Classic Movie 2019

Classic Movie Of The Week: Housekeeping (1987)

Starring: Christine Lahti, Sara Walker, Andrea Burchill

Director: Bill Forsyth

Ruth and Lucille are two sisters who are sent to live with relatives after their mother commits suicide. Initially left with their grandmother, after she dies their eccentric Aunt Sylvie takes them in, raising them in their ancestral home. But Aunt Sylvie’s unusual nature and attitude to life eventually set the two sisters at odds. Lucille wants a normal life, education and acceptance while Ruth wants the freedom that Sylvie offers.
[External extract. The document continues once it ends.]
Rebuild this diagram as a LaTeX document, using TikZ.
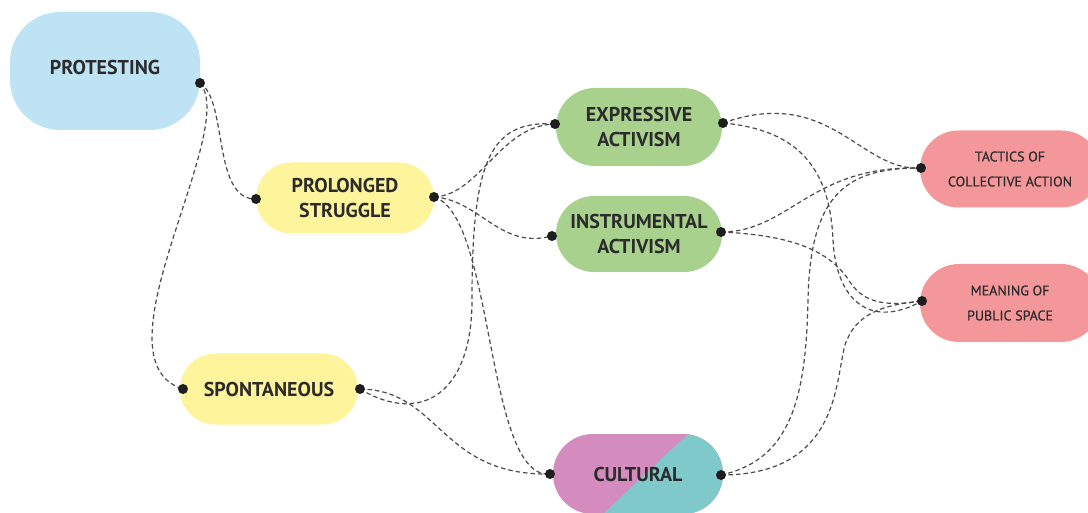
\documentclass[tikz,border=0pt]{standalone}
\usepackage{fontspec}
\setmainfont{PT Sans}
\newfontfamily\smallsans{PT Sans}[FakeBold=0.5]
\usetikzlibrary{calc}
\definecolor{cblue}{HTML}{BEE3F4}
\definecolor{cyellow}{HTML}{FEF49C}
\definecolor{cgreen}{HTML}{A9D18E}
\definecolor{cred}{HTML}{F4979B}
\definecolor{cpink}{HTML}{D48BBE}
\definecolor{cteal}{HTML}{7FC9CB}
\definecolor{ctext}{HTML}{2B2B2B}
\definecolor{cline}{HTML}{4A4A4A}
\definecolor{cdot}{HTML}{1E1E1E}
\begin{document}
\begin{tikzpicture}[x=1pt,y=-1pt,
  box/.style={rectangle, inner sep=0pt, align=center, text=ctext},
  mainfont/.style={font=\fontsize{20}{25}\selectfont\bfseries},
  smallfont/.style={font=\smallsans\fontsize{14}{25}\selectfont},
  link/.style={draw=cline, line width=1.2pt, dash pattern=on 4.5pt off 3pt},
  dot/.style={fill=cdot}]
\useasboundingbox (0,0) rectangle (1088,513);
% nodes
\node[box, mainfont, fill=cblue, minimum width=190pt, minimum height=118pt, rounded corners=50pt, text depth=8pt] (prot) at (105,71) {PROTESTING};
\node[box, mainfont, fill=cyellow, minimum width=178pt, minimum height=71pt, rounded corners=35.4pt] (pro) at (345,198) {PROLONGED\\STRUGGLE};
\node[box, mainfont, fill=cyellow, minimum width=178pt, minimum height=71pt, rounded corners=35.4pt] (spo) at (269,389) {SPONTANEOUS};
\node[box, mainfont, fill=cgreen, minimum width=166pt, minimum height=78pt, rounded corners=38.9pt] (exp) at (639,127) {EXPRESSIVE\\ACTIVISM};
\node[box, mainfont, fill=cgreen, minimum width=166pt, minimum height=76pt, rounded corners=37.9pt] (ins) at (639,234) {INSTRUMENTAL\\ACTIVISM};
\node[box, mainfont, fill=cpink, minimum width=170pt, minimum height=80pt, rounded corners=39.9pt,
  path picture={\fill[cteal, sharp corners] ($(path picture bounding box.north)+(50,0)$) -- ($(path picture bounding box.south)+(-35,0)$) -- (path picture bounding box.south east) -- (path picture bounding box.north east) -- cycle;}] (cul) at (638,474) {CULTURAL};
\node[box, smallfont, fill=cred, minimum width=180pt, minimum height=77pt, rounded corners=38.4pt] (tac) at (1010,169) {TACTICS OF\\COLLECTIVE ACTION};
\node[box, smallfont, fill=cred, minimum width=180pt, minimum height=78pt, rounded corners=38.9pt] (mea) at (1010,303) {MEANING OF\\PUBLIC SPACE};
% connector ends
\coordinate (protR) at (200,83);
\coordinate (proL) at (256,199);
\coordinate (proR) at (434,197);
\coordinate (spoL) at (183,389);
\coordinate (spoR) at (360,389);
\coordinate (expL) at (555,124);
\coordinate (expR) at (723,123);
\coordinate (insL) at (552,236);
\coordinate (insR) at (721,232);
\coordinate (culL) at (550,474);
\coordinate (culR) at (721,475);
\coordinate (tacL) at (921,168);
\coordinate (meaL) at (922,301);
% connectors
\draw[link] (protR) .. controls (228,100) and (212,200) .. (proL);
\draw[link] (protR) .. controls (240,130) and (90,360) .. (spoL);
\draw[link] (proR) .. controls (480,195) and (500,125) .. (expL);
\draw[link] (proR) .. controls (480,200) and (500,250) .. (insL);
\draw[link] (proR) .. controls (495,215) and (485,480) .. (culL);
\draw[link] (spoR) .. controls (420,425) and (472,395) .. (472,300) .. controls (472,160) and (490,120) .. (expL);
\draw[link] (spoR) .. controls (440,390) and (440,476) .. (culL);
\draw[link] (expR) .. controls (830,85) and (860,172) .. (tacL);
\draw[link] (expR) .. controls (800,130) and (830,170) .. (833,240) .. controls (836,300) and (870,330) .. (meaL);
\draw[link] (insR) .. controls (790,232) and (810,165) .. (tacL);
\draw[link] (insR) .. controls (790,235) and (830,250) .. (850,282) .. controls (865,305) and (890,306) .. (meaL);
\draw[link] (culR) .. controls (790,460) and (806,400) .. (808,300) .. controls (810,190) and (850,168) .. (tacL);
\draw[link] (culR) .. controls (840,475) and (835,380) .. (845,345) .. controls (855,315) and (880,305) .. (meaL);
% dots
\foreach \p in {protR,proL,proR,spoL,spoR,expL,expR,insL,insR,culL,culR,tacL,meaL}
  \fill[dot] (\p) circle (5pt);
\end{tikzpicture}
\end{document}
Adapted from a Pullitzer Prize nominated novel, the housekeeping of the title refers to living in a house, which appears to be a bit of a novel concept to Sylvie. She see life in her own way, happy to sleep on a park bench or switch jobs or towns at the drop of a hat. She’s hardly what you’d call responsible parent material, especially by the standards of the time. Which is what makes this film both special and a little odd. I really liked Sylvie and I can see through Ruth’s eyes how she’s a bohemian, free spirit type who would come into her own in the 60’s. But unlike free spirits in a lot of films, the establishment isn’t out to get her and her ideas about how to approach life are not always what’s best for the girls. She seems barely able to feed and cloth them, not interested in their education and sometimes seems to not get that they need safety and shelter. She is, however, often very funny with her unusual responses to situations.

There are no good guys and bad guys in this film and no neat endings. It’s a story that makes you think and it’s full of innocence, leaving you to wonder what happened to them all in the end or perhaps better to imagine your own ending. I felt sad that the sisters grew apart, and yet it makes perfect sense that Ruth wanted a sense of home and belonging which she found in Sylvie. And also that Lucille would want structure, regular meals, clothes, schooling and belonging in a community.

So, it’s ambiguous. It maybe tells a story of a life as opposed to having a message about the best way to live your life. I felt very sad for the two girls being abandoned by their mother and their family, and even in a way by Sylvie’s lack of parenting skills and stability.

The performances are all really strong, especially from Lahti who plays Sylvie with just the right amount of naivety and intelligence. I loved the location of the house, with it’s beautiful forest surrounding it, it’s scenes at the train tracks or deep in the forest, as though the wilderness could take back the house at any time. The house itself feels like it contains a lot of history and family stories, and I loved the vintage kitchen. Scenes where the three live in the house while it’s flooded make for some great scenes.

On the whole, it’s a film that a lot of people have forgotten about and I can see why. It’s ambiguity makes it wonderful and the eccentricity adds a layer of interest, and yet by not resolving anything and not having anything to really sink your teeth into, it’s not moving or dramatic is the conventional way. It’s subtle, you might leave the cinema thinking that you liked these people but you’re not sure what the point of it all was. You also might worry about what becomes of Ruth. I know I felt at the end like she’s very at risk with Sylvie. Either way, it is a beautiful film and it does make you think.

See It If: you like unusual dramas. It’s a really beautiful film with great landscapes and sets as well as excellent performances, but on the whole it’s a bit soft on themes and a solid ending which might annoy some.